The bid proposes the launch in 2013 of a national network on Freeview, cable and satellite.
It would start with nine local affiliate channels, rising to 39 by 2017.
The consortium would be owned by local partners, alongside financial investors.
It is understood the programming budget will be bigger than Channel 5's spend in 2010.
Programming will be supplied by independent producers and will be aspirational, with a strong entertainment element.
A spokesman said the channel's advertising revenue assumptions were modest, but costs would be lower than at traditional broadcasters.
Channel 6 is fronted by chief executive Richard Horwood, who is a former Mirror Group executive, and worked with former Sun editor Kelvin McKenzie on news channel Live TV in the 1990s.
The spokesman said the management team was growing by the day and advertising experts had been engaged as consultants to the company.
Horwood claimed the plan had been "fully costed by industry experts" and the consortium was "not asking the government for a penny of subsidy".
He said the £5m fund the BBC has set aside to buy local programming would be "entirely available to local TV groups".

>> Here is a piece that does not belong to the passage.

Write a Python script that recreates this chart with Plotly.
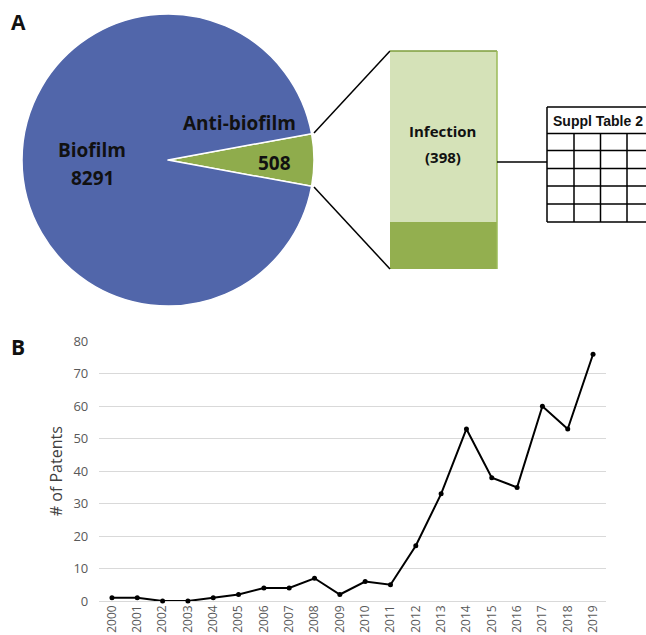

Channel 6 gave no details of the kind of content it was proposing to show on the channel and was unavailable for comment at the time of publication.
The culture, media, sport and Olympics secretary outlined the idea of the national channel on 19 January and invited media companies to submit ideas by 1 March.
The invitation followed the publication of the independent Shott report commissioned by Hunt, which investigated what could be done to make local TV commercially viable.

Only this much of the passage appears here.